Car heckling marital discord
My son and I have been appreciating the humour that is to be found in car forums. Yesterday we were reading reviews on a particular car and were both in stitches at some of the entries. Car reviews may host some of the finest comedy talent out there. The sheer exasperation, the voice, the descriptions. Not every car review is a storming Norma though. Naturally it depends on the car, how the car has behaved and what it provokes in the driver/writer/reviewer. But it does confirm our emotional relationships with machines thrive! I wonder if you compared entries, in say, a marital discord forum whether they would match up with particular tones in car reviews.
I just performed a quick google — this instant — on the sister topic of marital discord and surprisingly only found a rather Christian cloaked technical type article until I discovered this woman in Florida complaining about her husband’s reluctance to embrace life insurance:
“I swear to GOD, the only reason I wake up and do ANYTHING in my life is because of the responsibility I feel to my family… Otherwise, I’m too f***ing TIRED! If I could lay in bed all day and watch TV, I would. If I died, I would consider it a BREAK!!!! So, if I do die, I don’t want, on my deathbed to think , “What the hell are they going to do without me?”

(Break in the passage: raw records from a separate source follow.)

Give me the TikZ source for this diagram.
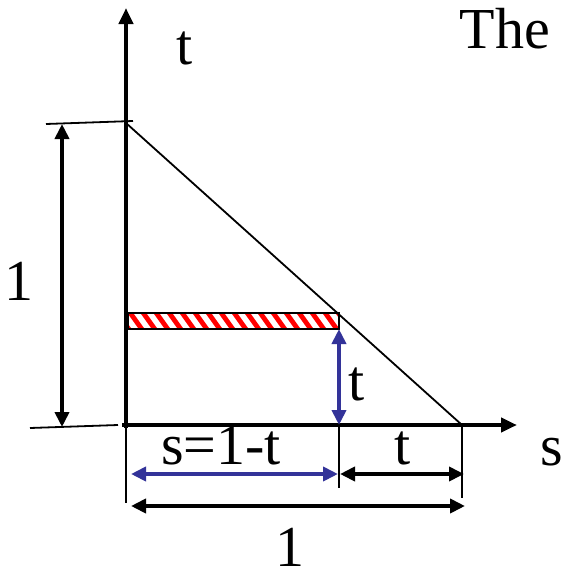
\documentclass[tikz,border=0pt]{standalone}
\usepackage{fontspec}
\setmainfont{Liberation Serif}
\usetikzlibrary{arrows.meta}
\definecolor{cblue}{HTML}{333399}
\definecolor{cred}{HTML}{FF0000}
\tikzset{
  every picture/.style={x=1pt, y=-1pt, font=\fontsize{58}{64}\selectfont},
  axis/.style={-{Triangle[length=16pt, width=14pt]}, line width=4.5pt},
  thin/.style={line width=1.8pt},
  dim/.style={{Triangle[length=15pt, width=14pt]}-{Triangle[length=15pt, width=14pt]}, line width=4.5pt},
  bdim/.style={dim, draw=cblue},
  lbl/.style={anchor=base, inner sep=0pt},
}

\begin{document}
\begin{tikzpicture}
  \useasboundingbox (0,0) rectangle (568,579);
  % points of the triangle
  \coordinate (O) at (126,425);
  \coordinate (A) at (126,123);
  \coordinate (B) at (462,425);
  \coordinate (P) at (339,425);
  \coordinate (Q) at (339,329);
  % hatched strip
  \begin{scope}
    \clip (128,313) rectangle (339,329);
    \foreach \x in {100,113,...,350}
      \draw[cred, line width=4.8pt] (\x,307) -- (\x+20,335);
  \end{scope}
  \draw[line width=2.6pt] (128,313) rectangle (Q);
  % triangle and axes
  \draw[thin] (A) -- (B);
  \draw[axis] (126,428) -- (126,8);
  \draw[axis] (122,425) -- (517,425);
  % left dimension
  \coordinate (lt) at (46,124);
  \coordinate (lb) at (30,428);
  \draw[thin] (lt) -- (133,121);
  \draw[thin] (lb) -- (118,425);
  \draw[dim] (62,124) -- (62,427);
  % bottom dimensions
  \draw[thin] (O) -- (126,503);
  \draw[thin] (P) -- (339,488);
  \draw[thin] (B) -- (462,498);
  \draw[bdim] (131,474) -- (338,474);
  \draw[dim] (340,474) -- (464,474);
  \draw[dim] (131,506) -- (465,506);
  \draw[bdim] (Q) -- (P);
  % labels
  \node[lbl] (tax) at (185,64) {t};
  \node[lbl] (the) at (505,48) {The};
  \node[lbl] (sax) at (552,465) {s};
  \node[lbl] (one) at (19,300) {1};
  \node[lbl] (sdef) at (221,464) {s=1-t};
  \node[lbl] (tlow) at (403,464) {t};
  \node[lbl] (tup) at (357,400) {t};
  \node[lbl] (onel) at (290,566) {1};
\end{tikzpicture}
\end{document}
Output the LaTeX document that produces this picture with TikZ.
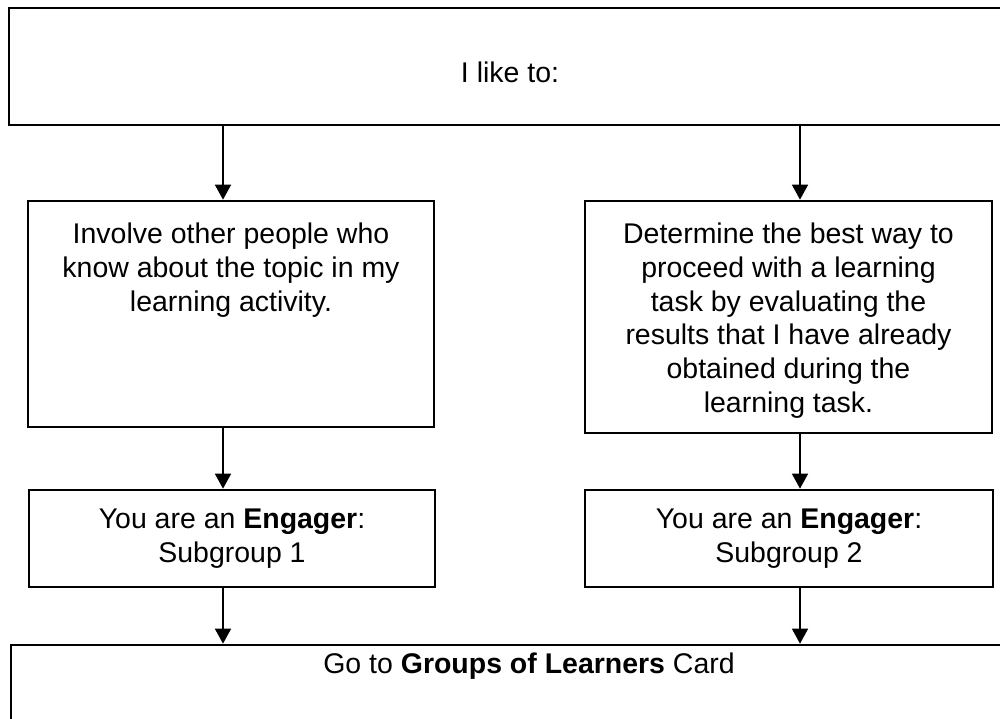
\documentclass[tikz,border=0pt]{standalone}
\usepackage{fontspec}
\setmainfont{Liberation Sans}
\usetikzlibrary{arrows.meta,positioning}
\newcommand{\cardtext}[3]{\parbox[c][#1][t]{#2}{\centering #3}}

\begin{document}
\begin{tikzpicture}[>={Triangle[length=0.3cm,width=0.32cm]}, semithick,
      card/.style={draw=black,line width=1.5pt,inner xsep=0pt,font=\fontsize{16.2}{19.2}\selectfont},
      link/.style={->,line width=0.9pt}]
    \useasboundingbox (0,0) rectangle (20,-14.38);
    \coordinate (colL) at (4.46,0);
    \coordinate (colR) at (16,0);
    \node[card,minimum width=20.04cm,inner ysep=0pt,text height=1.5cm,text depth=0.84cm] at (10.2,-1.33) (like) {I like to:};
    \node[card,inner ysep=0.44cm] at (4.62,-6.28) (involve) {\cardtext{3.64cm}{8.12cm}{Involve other people who\\ know about the topic in my\\ learning activity.}};
    \node[card,inner ysep=0.44cm] at (15.77,-6.34) (determine) {\cardtext{3.76cm}{8.14cm}{Determine the best way to\\ proceed with a learning\\ task by evaluating the\\ results that I have already\\ obtained during the\\ learning task.}};
    \node[card,minimum width=8.12cm,minimum height=1.94cm,inner ysep=0pt,align=center] at (4.64,-10.77) (sub1) {You are an \textbf{Engager}:\\ Subgroup 1};
    \node[card,minimum width=8.16cm,minimum height=1.94cm,inner ysep=0pt,align=center] at (15.78,-10.77) (sub2) {You are an \textbf{Engager}:\\ Subgroup 2};
    \node[card,inner ysep=0.16cm] at (10.58,-14.45) (cards) {\cardtext{2.78cm}{20.72cm}{Go to \textbf{Groups of Learners} Card}};
    \draw[link] (like.south -| colL) -- (involve.north -| colL);
    \draw[link] (like.south -| colR) -- (determine.north -| colR);
    \draw[link] (involve.south -| colL) -- (sub1.north -| colL);
    \draw[link] (determine.south -| colR) -- (sub2.north -| colR);
    \draw[link] (sub1.south -| colL) -- (cards.north -| colL);
    \draw[link] (sub2.south -| colR) -- (cards.north -| colR);
\end{tikzpicture}
\end{document}
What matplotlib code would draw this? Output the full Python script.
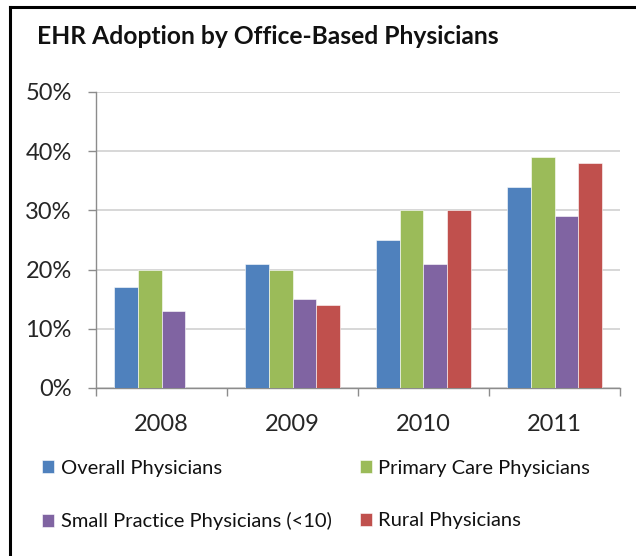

Compare this voice to our absolute favourite review voice (bar one which I’ll share manana) in the 1995 Ford Contour reviews on Carsurvey.org:
GOD has turned his back on this poor car
Check Engine Light is possessed. Intermittently shuts off and on. The car knows when its gonna get hooked up to diagnostics, so when the mechanic goes to plug in the computer, the check engine light shuts off just before he plugs in. I still have no diagnosis, and I’m embarrassed that this has happened 6 times!
I can’t use the cup holders cause they split, and even if I could use them, I can’t get them out of the center console cause they are jammed.
The timing belt cover design is flawed. I park far away to save myself the embarrassment of first turning on the car. The first 5 minutes of warmup it sounds like I’m popping a 55 gallon drum of popcorn. (the belt hitting the inside of cover)
The airbag light keeps blinking the code (passenger relay malfunction) can’t be reset. This is OK I guess knowing my passenger one day will get rocked in the face by a random airbag deployment.”